[Records from a data source]
——
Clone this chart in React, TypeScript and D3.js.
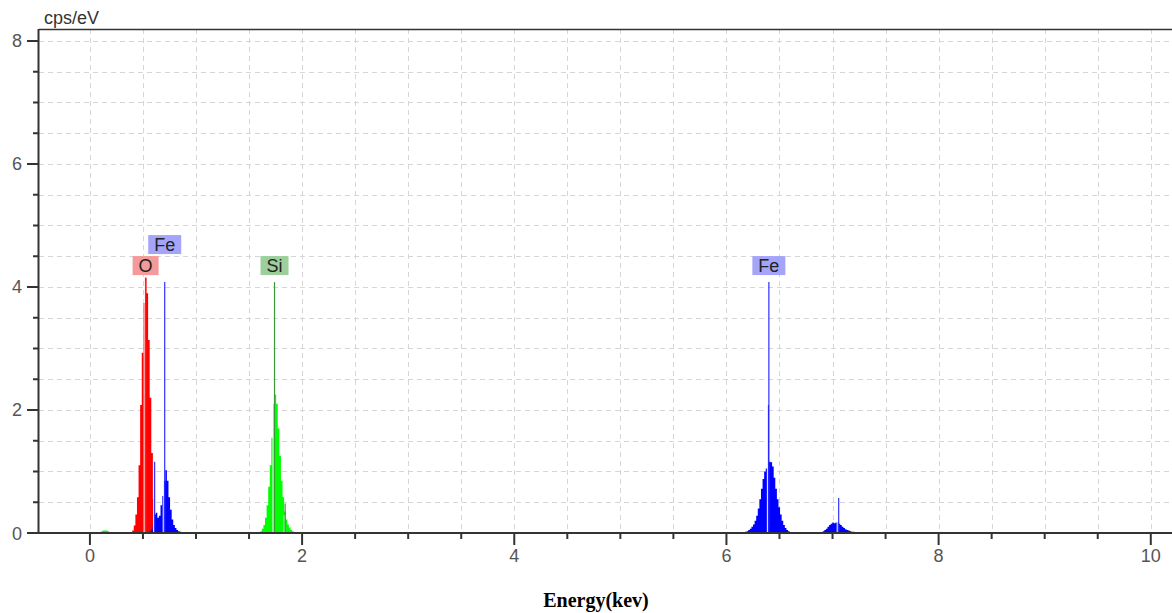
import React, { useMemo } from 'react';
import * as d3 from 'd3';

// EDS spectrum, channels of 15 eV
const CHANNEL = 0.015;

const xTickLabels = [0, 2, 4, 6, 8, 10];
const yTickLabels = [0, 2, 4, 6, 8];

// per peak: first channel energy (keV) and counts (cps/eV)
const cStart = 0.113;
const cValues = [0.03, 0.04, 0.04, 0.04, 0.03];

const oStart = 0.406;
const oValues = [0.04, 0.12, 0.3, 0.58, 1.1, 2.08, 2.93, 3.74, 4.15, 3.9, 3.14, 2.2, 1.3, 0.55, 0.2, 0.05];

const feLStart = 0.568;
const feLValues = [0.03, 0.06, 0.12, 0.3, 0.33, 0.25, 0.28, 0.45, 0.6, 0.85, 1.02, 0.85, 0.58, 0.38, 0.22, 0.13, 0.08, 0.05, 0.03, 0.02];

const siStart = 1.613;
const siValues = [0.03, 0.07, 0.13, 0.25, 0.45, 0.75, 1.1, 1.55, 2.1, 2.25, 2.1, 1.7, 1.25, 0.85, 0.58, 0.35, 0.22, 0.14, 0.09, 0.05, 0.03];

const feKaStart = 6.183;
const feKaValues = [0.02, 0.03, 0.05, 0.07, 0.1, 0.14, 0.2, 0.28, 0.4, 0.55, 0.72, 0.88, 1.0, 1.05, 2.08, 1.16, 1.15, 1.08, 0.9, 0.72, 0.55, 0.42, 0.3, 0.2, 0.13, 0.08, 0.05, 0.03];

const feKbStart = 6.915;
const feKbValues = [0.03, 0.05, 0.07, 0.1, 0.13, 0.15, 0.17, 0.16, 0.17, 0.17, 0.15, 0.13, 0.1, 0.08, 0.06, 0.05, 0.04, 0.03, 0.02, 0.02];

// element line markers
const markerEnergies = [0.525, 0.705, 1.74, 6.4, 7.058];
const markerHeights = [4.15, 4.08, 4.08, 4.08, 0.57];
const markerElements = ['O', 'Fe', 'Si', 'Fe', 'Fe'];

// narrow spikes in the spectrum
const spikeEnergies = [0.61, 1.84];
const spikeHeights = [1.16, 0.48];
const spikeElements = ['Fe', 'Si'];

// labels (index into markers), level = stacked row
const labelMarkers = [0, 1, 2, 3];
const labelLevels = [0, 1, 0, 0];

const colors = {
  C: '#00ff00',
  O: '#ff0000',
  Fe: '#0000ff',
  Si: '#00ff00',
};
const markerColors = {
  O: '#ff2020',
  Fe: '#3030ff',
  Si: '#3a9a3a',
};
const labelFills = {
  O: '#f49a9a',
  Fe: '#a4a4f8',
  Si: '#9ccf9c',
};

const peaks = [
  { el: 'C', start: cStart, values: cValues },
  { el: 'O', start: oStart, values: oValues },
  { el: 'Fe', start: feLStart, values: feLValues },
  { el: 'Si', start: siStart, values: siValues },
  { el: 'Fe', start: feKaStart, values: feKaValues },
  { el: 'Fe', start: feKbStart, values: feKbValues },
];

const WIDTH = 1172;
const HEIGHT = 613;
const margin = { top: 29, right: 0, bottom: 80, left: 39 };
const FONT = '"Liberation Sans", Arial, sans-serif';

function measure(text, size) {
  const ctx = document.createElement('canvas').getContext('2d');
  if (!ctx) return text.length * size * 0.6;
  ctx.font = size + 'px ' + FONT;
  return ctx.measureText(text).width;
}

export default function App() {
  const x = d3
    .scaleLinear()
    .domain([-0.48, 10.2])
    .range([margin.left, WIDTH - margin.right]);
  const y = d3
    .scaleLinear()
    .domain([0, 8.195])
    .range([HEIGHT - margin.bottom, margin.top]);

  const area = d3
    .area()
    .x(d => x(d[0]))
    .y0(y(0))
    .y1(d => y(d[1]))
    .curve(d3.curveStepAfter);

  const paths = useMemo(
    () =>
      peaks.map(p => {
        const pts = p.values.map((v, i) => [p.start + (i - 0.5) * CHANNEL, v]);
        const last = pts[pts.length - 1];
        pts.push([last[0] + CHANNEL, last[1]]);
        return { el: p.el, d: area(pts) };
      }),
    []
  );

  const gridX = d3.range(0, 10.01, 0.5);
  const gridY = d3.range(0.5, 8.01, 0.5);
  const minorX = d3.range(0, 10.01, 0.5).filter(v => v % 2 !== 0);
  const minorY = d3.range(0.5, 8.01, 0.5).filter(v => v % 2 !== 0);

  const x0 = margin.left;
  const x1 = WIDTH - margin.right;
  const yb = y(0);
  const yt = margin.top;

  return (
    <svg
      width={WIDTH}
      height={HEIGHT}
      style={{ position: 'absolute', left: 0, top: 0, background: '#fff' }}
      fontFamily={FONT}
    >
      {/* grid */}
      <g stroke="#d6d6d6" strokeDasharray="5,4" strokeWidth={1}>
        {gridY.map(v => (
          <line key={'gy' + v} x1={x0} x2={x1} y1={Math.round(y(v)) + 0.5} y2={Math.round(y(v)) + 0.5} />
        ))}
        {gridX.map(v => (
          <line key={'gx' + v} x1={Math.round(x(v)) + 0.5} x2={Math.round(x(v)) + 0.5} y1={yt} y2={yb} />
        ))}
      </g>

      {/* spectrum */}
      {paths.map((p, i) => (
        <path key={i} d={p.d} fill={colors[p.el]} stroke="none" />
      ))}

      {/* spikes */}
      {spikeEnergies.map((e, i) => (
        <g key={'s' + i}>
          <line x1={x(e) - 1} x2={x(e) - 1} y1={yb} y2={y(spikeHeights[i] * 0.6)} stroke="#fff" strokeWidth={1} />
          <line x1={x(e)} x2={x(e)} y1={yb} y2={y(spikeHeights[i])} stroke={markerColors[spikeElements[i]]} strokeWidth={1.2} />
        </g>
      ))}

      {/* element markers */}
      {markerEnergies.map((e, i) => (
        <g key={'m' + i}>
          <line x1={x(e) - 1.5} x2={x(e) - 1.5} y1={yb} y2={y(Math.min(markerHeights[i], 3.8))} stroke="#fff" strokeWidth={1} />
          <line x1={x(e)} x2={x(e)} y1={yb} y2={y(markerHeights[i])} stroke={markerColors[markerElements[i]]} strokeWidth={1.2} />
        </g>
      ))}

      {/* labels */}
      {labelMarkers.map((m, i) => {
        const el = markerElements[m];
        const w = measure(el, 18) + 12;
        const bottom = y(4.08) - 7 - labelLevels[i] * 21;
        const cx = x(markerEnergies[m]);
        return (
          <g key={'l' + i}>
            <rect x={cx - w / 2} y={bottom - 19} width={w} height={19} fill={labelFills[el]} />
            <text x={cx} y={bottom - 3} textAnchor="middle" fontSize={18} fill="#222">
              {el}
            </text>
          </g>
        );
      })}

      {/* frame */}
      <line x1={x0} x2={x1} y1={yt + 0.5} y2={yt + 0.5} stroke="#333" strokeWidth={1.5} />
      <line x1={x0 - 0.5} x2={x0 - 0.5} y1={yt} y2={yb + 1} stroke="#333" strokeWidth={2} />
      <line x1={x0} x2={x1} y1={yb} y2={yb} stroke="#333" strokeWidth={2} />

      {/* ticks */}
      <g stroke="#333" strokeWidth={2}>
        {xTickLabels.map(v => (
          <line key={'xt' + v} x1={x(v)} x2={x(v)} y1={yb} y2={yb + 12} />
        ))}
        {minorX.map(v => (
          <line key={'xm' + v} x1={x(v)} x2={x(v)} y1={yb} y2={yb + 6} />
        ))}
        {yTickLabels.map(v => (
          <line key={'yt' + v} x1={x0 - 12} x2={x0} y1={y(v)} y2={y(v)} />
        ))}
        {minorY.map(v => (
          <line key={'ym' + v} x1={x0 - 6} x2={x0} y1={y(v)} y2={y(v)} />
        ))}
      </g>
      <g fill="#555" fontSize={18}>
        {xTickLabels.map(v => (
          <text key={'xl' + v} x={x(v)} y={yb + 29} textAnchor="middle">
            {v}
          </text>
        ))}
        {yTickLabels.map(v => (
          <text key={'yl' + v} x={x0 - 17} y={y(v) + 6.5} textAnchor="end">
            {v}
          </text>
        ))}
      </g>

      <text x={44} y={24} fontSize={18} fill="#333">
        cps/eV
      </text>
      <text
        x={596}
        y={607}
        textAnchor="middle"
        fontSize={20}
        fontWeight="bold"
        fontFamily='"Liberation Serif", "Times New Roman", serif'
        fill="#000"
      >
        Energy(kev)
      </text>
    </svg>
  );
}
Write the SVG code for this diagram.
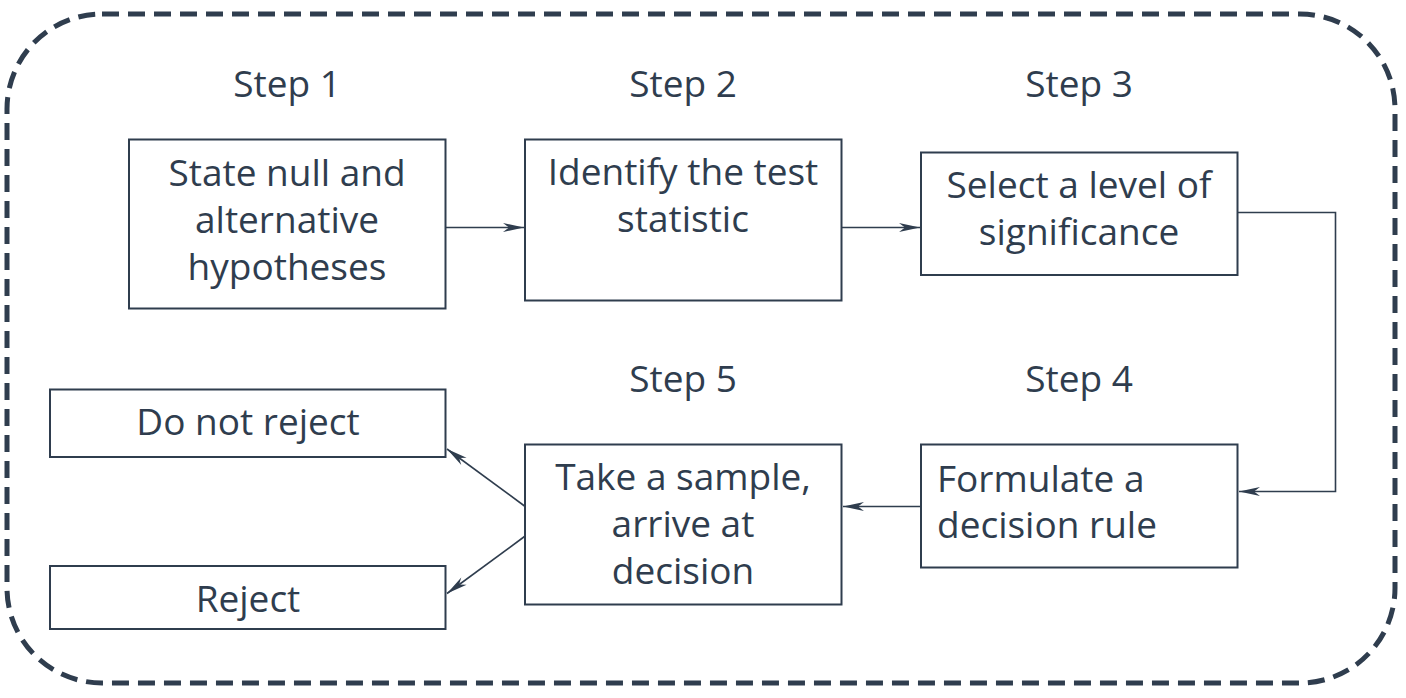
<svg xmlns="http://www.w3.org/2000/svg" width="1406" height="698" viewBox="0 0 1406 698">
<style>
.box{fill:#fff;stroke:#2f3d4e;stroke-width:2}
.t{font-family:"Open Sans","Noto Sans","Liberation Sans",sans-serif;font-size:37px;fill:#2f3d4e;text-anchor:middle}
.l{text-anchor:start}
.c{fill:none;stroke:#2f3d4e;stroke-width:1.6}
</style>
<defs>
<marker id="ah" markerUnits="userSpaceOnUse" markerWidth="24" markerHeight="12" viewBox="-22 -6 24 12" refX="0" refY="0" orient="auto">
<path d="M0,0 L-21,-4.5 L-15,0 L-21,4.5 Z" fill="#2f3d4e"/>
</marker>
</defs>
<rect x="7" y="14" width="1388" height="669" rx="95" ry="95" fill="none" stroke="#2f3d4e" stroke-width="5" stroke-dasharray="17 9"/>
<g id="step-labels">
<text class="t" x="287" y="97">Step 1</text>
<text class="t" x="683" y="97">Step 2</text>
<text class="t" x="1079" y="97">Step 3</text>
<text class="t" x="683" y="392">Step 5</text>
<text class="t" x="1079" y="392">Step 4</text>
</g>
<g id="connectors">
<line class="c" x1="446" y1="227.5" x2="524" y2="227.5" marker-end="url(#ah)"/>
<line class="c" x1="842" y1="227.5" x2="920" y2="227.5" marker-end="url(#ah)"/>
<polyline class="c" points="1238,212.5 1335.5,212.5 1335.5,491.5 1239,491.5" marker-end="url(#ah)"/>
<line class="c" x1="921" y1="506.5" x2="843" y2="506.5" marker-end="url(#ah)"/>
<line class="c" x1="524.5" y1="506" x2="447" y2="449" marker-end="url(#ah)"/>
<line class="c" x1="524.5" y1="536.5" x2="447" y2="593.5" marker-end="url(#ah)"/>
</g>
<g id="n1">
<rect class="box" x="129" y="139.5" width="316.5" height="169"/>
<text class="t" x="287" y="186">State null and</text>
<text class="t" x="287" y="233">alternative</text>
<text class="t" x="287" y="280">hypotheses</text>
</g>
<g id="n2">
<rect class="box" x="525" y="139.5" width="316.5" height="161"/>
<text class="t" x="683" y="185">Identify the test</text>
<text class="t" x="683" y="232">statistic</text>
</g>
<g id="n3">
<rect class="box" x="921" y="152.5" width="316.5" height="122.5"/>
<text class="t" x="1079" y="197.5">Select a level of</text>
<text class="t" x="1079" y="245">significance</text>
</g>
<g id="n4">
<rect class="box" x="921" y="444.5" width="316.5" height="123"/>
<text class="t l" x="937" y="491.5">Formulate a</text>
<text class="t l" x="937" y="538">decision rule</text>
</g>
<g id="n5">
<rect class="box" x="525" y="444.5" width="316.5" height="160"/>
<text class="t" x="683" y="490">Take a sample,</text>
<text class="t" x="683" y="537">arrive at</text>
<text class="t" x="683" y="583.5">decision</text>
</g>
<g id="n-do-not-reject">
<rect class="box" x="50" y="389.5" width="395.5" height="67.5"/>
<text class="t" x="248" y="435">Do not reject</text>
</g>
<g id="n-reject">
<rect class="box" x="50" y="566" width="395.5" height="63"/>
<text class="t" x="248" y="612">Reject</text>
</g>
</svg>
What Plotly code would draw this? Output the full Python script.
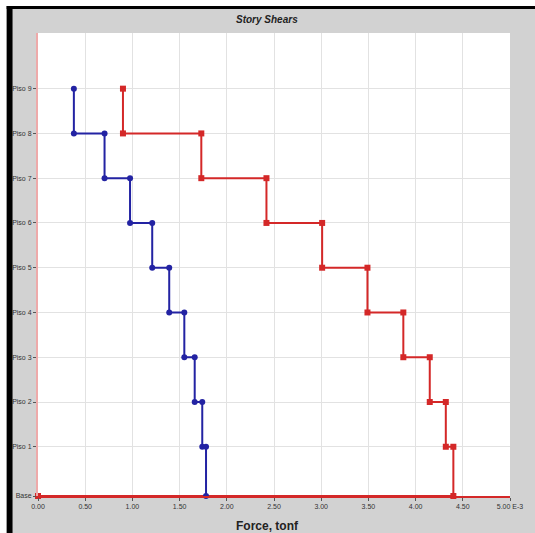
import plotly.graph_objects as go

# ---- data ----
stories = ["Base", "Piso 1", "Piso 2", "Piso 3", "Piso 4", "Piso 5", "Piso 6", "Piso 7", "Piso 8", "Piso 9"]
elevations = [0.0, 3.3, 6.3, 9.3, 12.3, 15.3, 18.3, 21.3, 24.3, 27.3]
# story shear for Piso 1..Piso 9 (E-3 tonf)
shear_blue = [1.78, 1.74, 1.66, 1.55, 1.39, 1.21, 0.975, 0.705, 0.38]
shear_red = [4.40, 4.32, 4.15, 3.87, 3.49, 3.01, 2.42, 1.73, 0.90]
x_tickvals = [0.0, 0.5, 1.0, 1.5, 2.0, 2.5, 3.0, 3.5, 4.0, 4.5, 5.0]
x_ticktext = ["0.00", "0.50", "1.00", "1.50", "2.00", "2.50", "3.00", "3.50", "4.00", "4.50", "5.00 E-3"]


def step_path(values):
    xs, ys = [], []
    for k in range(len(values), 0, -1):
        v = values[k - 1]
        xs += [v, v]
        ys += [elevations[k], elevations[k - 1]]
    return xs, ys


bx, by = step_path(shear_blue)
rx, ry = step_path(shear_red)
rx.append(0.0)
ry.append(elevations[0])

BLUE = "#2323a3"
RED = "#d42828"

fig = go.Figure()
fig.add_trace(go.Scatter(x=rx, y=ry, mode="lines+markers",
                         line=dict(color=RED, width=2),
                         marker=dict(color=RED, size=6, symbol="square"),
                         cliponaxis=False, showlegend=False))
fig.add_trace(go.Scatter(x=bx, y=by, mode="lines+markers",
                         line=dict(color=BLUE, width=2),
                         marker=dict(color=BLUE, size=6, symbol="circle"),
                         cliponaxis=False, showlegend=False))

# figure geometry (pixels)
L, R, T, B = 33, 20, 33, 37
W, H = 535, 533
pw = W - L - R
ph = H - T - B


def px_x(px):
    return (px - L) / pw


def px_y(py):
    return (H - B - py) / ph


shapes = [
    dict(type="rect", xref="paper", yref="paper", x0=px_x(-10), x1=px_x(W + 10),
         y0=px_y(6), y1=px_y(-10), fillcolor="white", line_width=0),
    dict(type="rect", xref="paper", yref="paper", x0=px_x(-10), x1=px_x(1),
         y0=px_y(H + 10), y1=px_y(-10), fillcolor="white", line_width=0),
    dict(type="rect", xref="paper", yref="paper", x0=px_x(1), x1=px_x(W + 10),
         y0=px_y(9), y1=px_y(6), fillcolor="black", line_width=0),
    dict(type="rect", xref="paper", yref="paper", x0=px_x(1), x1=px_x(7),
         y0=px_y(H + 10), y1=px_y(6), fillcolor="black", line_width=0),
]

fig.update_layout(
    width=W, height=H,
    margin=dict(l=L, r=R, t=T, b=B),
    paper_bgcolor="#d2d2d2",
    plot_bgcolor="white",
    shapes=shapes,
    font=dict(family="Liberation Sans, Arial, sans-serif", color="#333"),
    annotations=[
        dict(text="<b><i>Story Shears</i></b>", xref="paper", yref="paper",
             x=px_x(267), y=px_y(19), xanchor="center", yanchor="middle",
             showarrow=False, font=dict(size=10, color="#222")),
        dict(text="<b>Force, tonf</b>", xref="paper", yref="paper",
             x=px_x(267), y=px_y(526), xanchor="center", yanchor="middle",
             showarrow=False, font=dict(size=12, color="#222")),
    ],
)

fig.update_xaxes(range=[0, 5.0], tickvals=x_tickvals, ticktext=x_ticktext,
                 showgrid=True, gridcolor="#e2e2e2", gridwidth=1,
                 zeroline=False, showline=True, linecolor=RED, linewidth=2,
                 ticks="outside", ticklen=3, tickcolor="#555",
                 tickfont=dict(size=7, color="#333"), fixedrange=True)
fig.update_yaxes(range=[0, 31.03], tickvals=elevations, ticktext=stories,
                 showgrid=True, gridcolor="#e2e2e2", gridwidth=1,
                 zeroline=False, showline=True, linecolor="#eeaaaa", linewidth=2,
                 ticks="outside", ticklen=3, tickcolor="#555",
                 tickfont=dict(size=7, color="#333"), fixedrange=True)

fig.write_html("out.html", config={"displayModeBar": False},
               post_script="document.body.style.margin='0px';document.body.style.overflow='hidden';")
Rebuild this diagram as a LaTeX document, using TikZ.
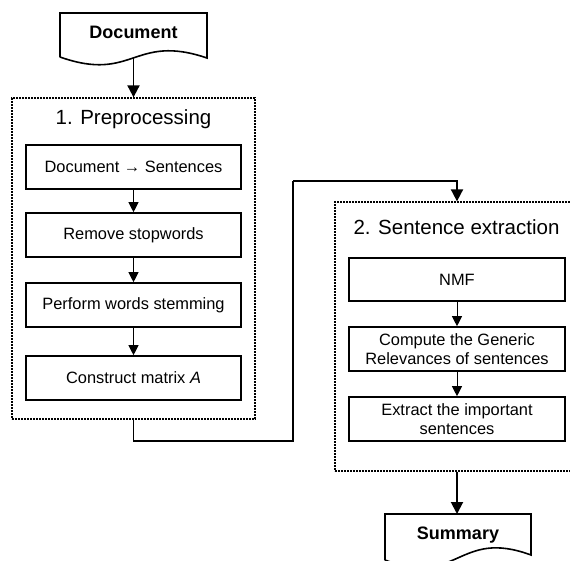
——
§ **DIRECTION**:
Your task is to repeat the opening line of the entries above and each line after it, ending with the line that has "const markerElements = ['O', 'Fe', 'Si', 'Fe', 'Fe'];". Do not include the pictures.

§ **IN RESPONSE**:
Clone this chart in React, TypeScript and D3.js.
import React, { useMemo } from 'react';
import * as d3 from 'd3';

// EDS spectrum, channels of 15 eV
const CHANNEL = 0.015;

const xTickLabels = [0, 2, 4, 6, 8, 10];
const yTickLabels = [0, 2, 4, 6, 8];

// per peak: first channel energy (keV) and counts (cps/eV)
const cStart = 0.113;
const cValues = [0.03, 0.04, 0.04, 0.04, 0.03];

const oStart = 0.406;
const oValues = [0.04, 0.12, 0.3, 0.58, 1.1, 2.08, 2.93, 3.74, 4.15, 3.9, 3.14, 2.2, 1.3, 0.55, 0.2, 0.05];

const feLStart = 0.568;
const feLValues = [0.03, 0.06, 0.12, 0.3, 0.33, 0.25, 0.28, 0.45, 0.6, 0.85, 1.02, 0.85, 0.58, 0.38, 0.22, 0.13, 0.08, 0.05, 0.03, 0.02];

const siStart = 1.613;
const siValues = [0.03, 0.07, 0.13, 0.25, 0.45, 0.75, 1.1, 1.55, 2.1, 2.25, 2.1, 1.7, 1.25, 0.85, 0.58, 0.35, 0.22, 0.14, 0.09, 0.05, 0.03];

const feKaStart = 6.183;
const feKaValues = [0.02, 0.03, 0.05, 0.07, 0.1, 0.14, 0.2, 0.28, 0.4, 0.55, 0.72, 0.88, 1.0, 1.05, 2.08, 1.16, 1.15, 1.08, 0.9, 0.72, 0.55, 0.42, 0.3, 0.2, 0.13, 0.08, 0.05, 0.03];

const feKbStart = 6.915;
const feKbValues = [0.03, 0.05, 0.07, 0.1, 0.13, 0.15, 0.17, 0.16, 0.17, 0.17, 0.15, 0.13, 0.1, 0.08, 0.06, 0.05, 0.04, 0.03, 0.02, 0.02];

// element line markers
const markerEnergies = [0.525, 0.705, 1.74, 6.4, 7.058];
const markerHeights = [4.15, 4.08, 4.08, 4.08, 0.57];
const markerElements = ['O', 'Fe', 'Si', 'Fe', 'Fe'];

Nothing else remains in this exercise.